鱼塘边有人钓鱼,这也是一个旅游项目,钓到的鱼,按分量收钱,带走。两个行家频频挥竿,只见一条条大白鲢扑喇喇应声而起,好不羡慕!约摸一个钟头的光景,竟然钓了一大口袋,几十条,大概100多斤。
饭后带我们去大淀深处的一处叫什么大观园的景点,一条长堤围成一个很大的荷花淀,里头有一个类似游戏厅的建筑物,听说那天正在表演泰国歌舞,人妖啊?饶了我吧。顺着长堤看了一圈荷花,出门回家。这么点景色,门票60元。可见我们河北人民跟全国各族人民一样,骗起人来也不眨眼啊!
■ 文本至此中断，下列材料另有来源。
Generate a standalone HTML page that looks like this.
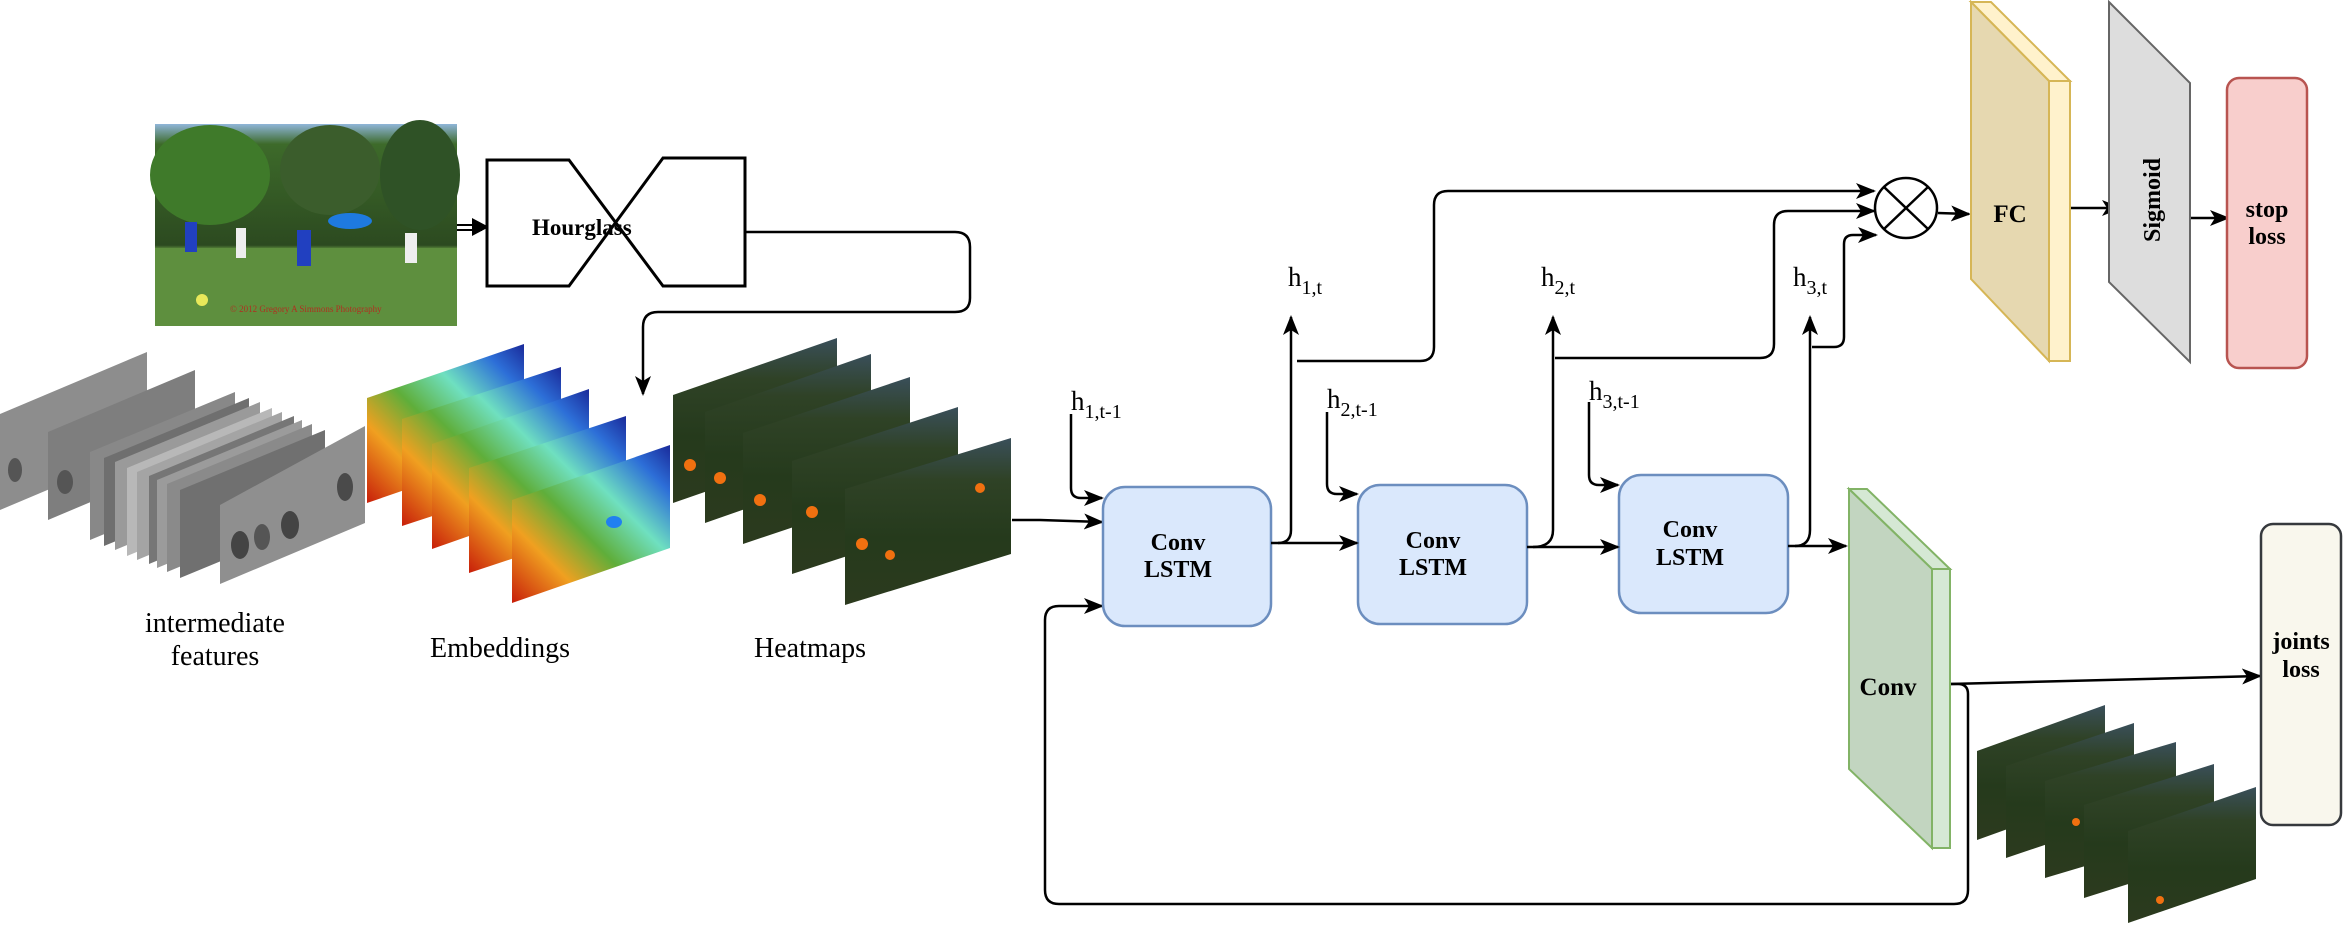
<!DOCTYPE html>
<html><head><meta charset="utf-8"><style>
html,body{margin:0;padding:0;background:#fff;}
svg{display:block;}
text{font-family:"Liberation Serif",serif;fill:#000;}
.b{font-weight:bold;}
</style></head><body>
<svg width="2345" height="931" viewBox="0 0 2345 931" xmlns="http://www.w3.org/2000/svg">
<defs>
<marker id="a" viewBox="0 0 20 16" refX="18" refY="8" markerWidth="20" markerHeight="16" markerUnits="userSpaceOnUse" orient="auto">
<path d="M0,0 L20,8 L0,16 L5,8 Z" fill="#000"/>
</marker>
<linearGradient id="emb" x1="0" y1="1" x2="1" y2="0">
<stop offset="0" stop-color="#c81e0a"/><stop offset="0.25" stop-color="#f0a020"/><stop offset="0.45" stop-color="#5fae3a"/><stop offset="0.65" stop-color="#6fe0c0"/><stop offset="0.85" stop-color="#2d6fd8"/><stop offset="1" stop-color="#1a2a9a"/>
</linearGradient>
<linearGradient id="hm" x1="0" y1="0" x2="0" y2="1">
<stop offset="0" stop-color="#3a4f5a"/><stop offset="0.25" stop-color="#2f4226"/><stop offset="0.6" stop-color="#253a1c"/><stop offset="1" stop-color="#2c3a1e"/>
</linearGradient>
<linearGradient id="ph" x1="0" y1="0" x2="0" y2="1">
<stop offset="0" stop-color="#8fb5d8"/><stop offset="0.1" stop-color="#3d6a2a"/><stop offset="0.6" stop-color="#2c4a20"/><stop offset="0.62" stop-color="#5f8f3e"/><stop offset="1" stop-color="#5a8a3a"/>
</linearGradient>
</defs>

<!-- photo -->
<rect x="155" y="124" width="302" height="202" fill="url(#ph)"/>
<ellipse cx="210" cy="175" rx="60" ry="50" fill="#3f7a2a"/>
<ellipse cx="330" cy="170" rx="50" ry="45" fill="#3b5d2c"/>
<ellipse cx="420" cy="175" rx="40" ry="55" fill="#2f5226"/>
<rect x="155" y="248" width="302" height="78" fill="#5e8f3e"/>
<ellipse cx="350" cy="221" rx="22" ry="8" fill="#1e7ae0"/>
<rect x="185" y="222" width="12" height="30" fill="#2140c0"/>
<rect x="236" y="228" width="10" height="30" fill="#eee"/>
<rect x="297" y="230" width="14" height="36" fill="#2140c0"/>
<rect x="405" y="233" width="12" height="30" fill="#eee"/>
<circle cx="202" cy="300" r="6" fill="#e8e85a"/>
<text x="230" y="312" font-size="9" style="fill:#b03020">© 2012 Gregory A Simmons Photography</text>

<!-- double arrow to hourglass -->
<line x1="457" y1="225" x2="482" y2="225" stroke="#000" stroke-width="2"/>
<line x1="457" y1="230" x2="482" y2="230" stroke="#000" stroke-width="2"/>
<path d="M472,218 L489,227 L472,236 Z" fill="#000"/>

<!-- hourglass -->
<path d="M487,160 L569,160 L663,286 L745,286 L745,158 L663,158 L569,286 L487,286 Z" fill="#fff" stroke="#000" stroke-width="3"/>
<text x="532" y="235" font-size="23" class="b">Hourglass</text>
<path d="M745,232 L955,232 Q970,232 970,247 L970,298 Q970,312 955,312 L658,312 Q643,312 643,327 L643,394" fill="none" stroke="#000" stroke-width="2.5" marker-end="url(#a)"/>

<!-- intermediate features -->
<g stroke="none">
<polygon points="0,414 147,352 147,448 0,510" fill="#8d8d8d"/>
<polygon points="48,432 195,370 195,458 48,520" fill="#7e7e7e"/>
<polygon points="90,452 235,392 235,480 90,540" fill="#888"/>
<polygon points="104,458 249,398 249,486 104,546" fill="#6f6f6f"/>
<polygon points="115,462 260,402 260,490 115,550" fill="#9a9a9a"/>
<polygon points="127,468 272,408 272,496 127,556" fill="#b8b8b8"/>
<polygon points="137,472 282,412 282,500 137,560" fill="#a4a4a4"/>
<polygon points="149,476 294,416 294,504 149,564" fill="#767676"/>
<polygon points="157,480 302,420 302,508 157,568" fill="#9b9b9b"/>
<polygon points="167,484 312,424 312,512 167,572" fill="#8a8a8a"/>
<polygon points="180,490 325,430 325,518 180,578" fill="#707070"/>
<polygon points="220,505 365,426 365,523 220,584" fill="#8f8f8f"/>
<ellipse cx="240" cy="545" rx="9" ry="14" fill="#444"/>
<ellipse cx="262" cy="537" rx="8" ry="13" fill="#555"/>
<ellipse cx="290" cy="525" rx="9" ry="14" fill="#444"/>
<ellipse cx="345" cy="487" rx="8" ry="14" fill="#4a4a4a"/>
<ellipse cx="15" cy="470" rx="7" ry="12" fill="#555"/>
<ellipse cx="65" cy="482" rx="8" ry="12" fill="#555"/>
</g>
<text x="215" y="632" font-size="28" text-anchor="middle">intermediate</text>
<text x="215" y="665" font-size="28" text-anchor="middle">features</text>

<!-- embeddings -->
<polygon points="367,398 524,344 524,449 367,503" fill="url(#emb)"/>
<polygon points="402,419 561,367 561,474 402,526" fill="url(#emb)"/>
<polygon points="432,444 589,389 589,494 432,549" fill="url(#emb)"/>
<polygon points="469,468 626,416 626,521 469,573" fill="url(#emb)"/>
<polygon points="512,500 670,445 670,548 512,603" fill="url(#emb)"/>
<ellipse cx="614" cy="522" rx="8" ry="6" fill="#2080f0"/>
<text x="500" y="657" font-size="28" text-anchor="middle">Embeddings</text>

<!-- heatmaps -->
<polygon points="673,395 837,338 837,446 673,503" fill="url(#hm)"/>
<polygon points="705,412 871,354 871,465 705,523" fill="url(#hm)"/>
<polygon points="743,433 910,377 910,488 743,544" fill="url(#hm)"/>
<polygon points="792,461 958,407 958,520 792,574" fill="url(#hm)"/>
<polygon points="845,489 1011,438 1011,554 845,605" fill="url(#hm)"/>
<circle cx="690" cy="465" r="6" fill="#f07010"/><circle cx="720" cy="478" r="6" fill="#f07010"/>
<circle cx="760" cy="500" r="6" fill="#f07010"/><circle cx="812" cy="512" r="6" fill="#f07010"/>
<circle cx="862" cy="544" r="6" fill="#f07010"/><circle cx="890" cy="555" r="5" fill="#f07010"/><circle cx="980" cy="488" r="5" fill="#f07010"/>
<text x="810" y="657" font-size="28" text-anchor="middle">Heatmaps</text>

<!-- input arrow -->
<path d="M1012,520 L1040,520 L1102,522" fill="none" stroke="#000" stroke-width="2.5" marker-end="url(#a)"/>

<!-- feedback loop -->
<path d="M1932,684 L1958,684 Q1968,684 1968,694 L1968,890 Q1968,904 1954,904 L1059,904 Q1045,904 1045,890 L1045,620 Q1045,606 1059,606 L1102,606" fill="none" stroke="#000" stroke-width="2.5" marker-end="url(#a)"/>

<!-- LSTMs -->
<rect x="1103" y="487" width="168" height="139" rx="22" fill="#dae8fc" stroke="#6c8ebf" stroke-width="2.5"/>
<rect x="1358" y="485" width="169" height="139" rx="22" fill="#dae8fc" stroke="#6c8ebf" stroke-width="2.5"/>
<rect x="1619" y="475" width="169" height="138" rx="22" fill="#dae8fc" stroke="#6c8ebf" stroke-width="2.5"/>
<g font-size="24" class="b" text-anchor="middle">
<text x="1178" y="550" class="b">Conv</text><text x="1178" y="577" class="b">LSTM</text>
<text x="1433" y="548" class="b">Conv</text><text x="1433" y="575" class="b">LSTM</text>
<text x="1690" y="537" class="b">Conv</text><text x="1690" y="565" class="b">LSTM</text>
</g>

<!-- between -->
<g fill="none" stroke="#000" stroke-width="2.5">
<path d="M1271,543 L1357,543" marker-end="url(#a)"/>
<path d="M1527,547 L1618,547" marker-end="url(#a)"/>
<path d="M1788,546 L1846,546" marker-end="url(#a)"/>
<path d="M1278,543 Q1291,543 1291,530 L1291,317" marker-end="url(#a)"/>
<path d="M1533,547 Q1553,547 1553,530 L1553,317" marker-end="url(#a)"/>
<path d="M1795,546 Q1810,546 1810,530 L1810,317" marker-end="url(#a)"/>
<path d="M1297,361 L1420,361 Q1434,361 1434,347 L1434,205 Q1434,191 1448,191 L1874,191" marker-end="url(#a)"/>
<path d="M1555,358 L1760,358 Q1774,358 1774,344 L1774,225 Q1774,211 1788,211 L1874,211" marker-end="url(#a)"/>
<path d="M1812,347 L1834,347 Q1844,347 1844,337 L1844,244 Q1844,235 1853,235 L1876,235" marker-end="url(#a)"/>
<path d="M1071,414 L1071,488 Q1071,498 1081,498 L1102,498" marker-end="url(#a)"/>
<path d="M1327,412 L1327,484 Q1327,494 1337,494 L1357,494" marker-end="url(#a)"/>
<path d="M1589,402 L1589,475 Q1589,485 1599,485 L1618,485" marker-end="url(#a)"/>
<path d="M1938,213 L1969,214" marker-end="url(#a)"/>
<path d="M2070,208 L2120,208" marker-end="url(#a)"/>
<path d="M2190,218 L2228,218" marker-end="url(#a)"/>
<path d="M1950,684 L2260,676" marker-end="url(#a)"/>
</g>

<!-- labels -->
<g font-size="27">
<text x="1288" y="286">h<tspan font-size="20" dy="8">1,t</tspan></text>
<text x="1541" y="286">h<tspan font-size="20" dy="8">2,t</tspan></text>
<text x="1793" y="286">h<tspan font-size="20" dy="8">3,t</tspan></text>
<text x="1071" y="410">h<tspan font-size="20" dy="8">1,t-1</tspan></text>
<text x="1327" y="408">h<tspan font-size="20" dy="8">2,t-1</tspan></text>
<text x="1589" y="400">h<tspan font-size="20" dy="8">3,t-1</tspan></text>
</g>

<!-- multiply -->
<ellipse cx="1906" cy="208" rx="31" ry="30" fill="#fff" stroke="#000" stroke-width="2.5"/>
<line x1="1884" y1="187" x2="1928" y2="229" stroke="#000" stroke-width="2.5"/>
<line x1="1928" y1="187" x2="1884" y2="229" stroke="#000" stroke-width="2.5"/>

<!-- FC -->
<polygon points="1971,2 1991,2 2070,81 2049,81" fill="#fff2cc" stroke="#d6b656" stroke-width="2"/>
<polygon points="2049,81 2070,81 2070,361 2049,361" fill="#fff2cc" stroke="#d6b656" stroke-width="2"/>
<polygon points="1971,2 2049,81 2049,361 1971,279" fill="#e6d8b0" stroke="#d6b656" stroke-width="2"/>
<text x="2010" y="222" font-size="25" class="b" text-anchor="middle">FC</text>

<!-- Sigmoid -->
<polygon points="2109,2 2190,83 2190,362 2109,282" fill="#dddddd" stroke="#666" stroke-width="2"/>
<text transform="translate(2160,200) rotate(-90)" font-size="24" class="b" text-anchor="middle">Sigmoid</text>

<!-- stop loss -->
<rect x="2227" y="78" width="80" height="290" rx="12" fill="#f8cecc" stroke="#b85450" stroke-width="2.5"/>
<text x="2267" y="217" font-size="24" class="b" text-anchor="middle">stop</text>
<text x="2267" y="244" font-size="24" class="b" text-anchor="middle">loss</text>

<!-- Conv slab -->
<polygon points="1849,489 1867,489 1950,569 1932,569" fill="#d5e8d4" stroke="#82b366" stroke-width="2"/>
<polygon points="1932,569 1950,569 1950,848 1932,848" fill="#d5e8d4" stroke="#82b366" stroke-width="2"/>
<polygon points="1849,489 1932,569 1932,848 1849,769" fill="#c2d5c0" stroke="#82b366" stroke-width="2"/>
<text x="1888" y="695" font-size="25" class="b" text-anchor="middle">Conv</text>

<!-- joints loss -->
<rect x="2261" y="524" width="80" height="301" rx="12" fill="#f9f7ed" stroke="#36393d" stroke-width="2.5"/>
<text x="2301" y="649" font-size="24" class="b" text-anchor="middle">joints</text>
<text x="2301" y="677" font-size="24" class="b" text-anchor="middle">loss</text>

<!-- output heatmaps -->
<polygon points="1977,751 2105,705 2105,794 1977,840" fill="url(#hm)"/>
<polygon points="2006,766 2134,723 2134,815 2006,858" fill="url(#hm)"/>
<polygon points="2045,781 2176,742 2176,839 2045,878" fill="url(#hm)"/>
<polygon points="2084,805 2214,764 2214,857 2084,898" fill="url(#hm)"/>
<polygon points="2128,831 2256,787 2256,879 2128,923" fill="url(#hm)"/>
<circle cx="2076" cy="822" r="4" fill="#f07010"/><circle cx="2160" cy="900" r="4" fill="#f07010"/>
</svg>
</body></html>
白洋淀,确切地说应该算一大片沼泽,不能算湖,因为它的水并不深。想想看,水深的地方,怎么会有那么多芦苇呢。水浅,芦苇才会冒出来。最深处有个几米,就不错了。周围几个县围着白洋淀,靠水吃水。日本的电视台播放了一个专题片,就是白洋淀,看得我热血沸腾。镜头拍到安新县有个满族自治村,我一听,村民都是一口京片子,跟我们当地河北土鳖的口音完全不一样。所谓京片子味儿,到底是如何形成的,尚有待考证,但是毫无疑问,当年入主京城的满族人,倒成了正宗京片子的传人,这一点毋庸置疑。严格来说,如果一个人说自己是祖祖辈辈的“老北京”,就必须问问,你们家是哪个旗的。这个自治村的满族人,离开京城的原因不得而知,我估计有可能是在哪个陵看陵的,即守坟的。皇家陵墓决不会让汉人来守护,正白旗守坟的多。此事有待考证。但是,无论如何,村民们几百年生活在远离京城之地,但是一口京片子却世代相传,毫不含糊,是否也成为一个他们向别人显示其特殊身份的倔强的标志呢。
还有一个镜头是一户村民在自家开了一个农家餐馆,很有名,需要预约。他们家的拿手菜,是自制香肠。制作过程很干净,很讲究,拿一个漏斗把肉块调料慢慢灌到肠衣里,看上去已经令人垂涎欲滴了。我感觉,这位老人坚持如此考究的香肠制作,估计他祖上也不是普通人家。这只是猜测,有机会到那里品尝一番,才是正途。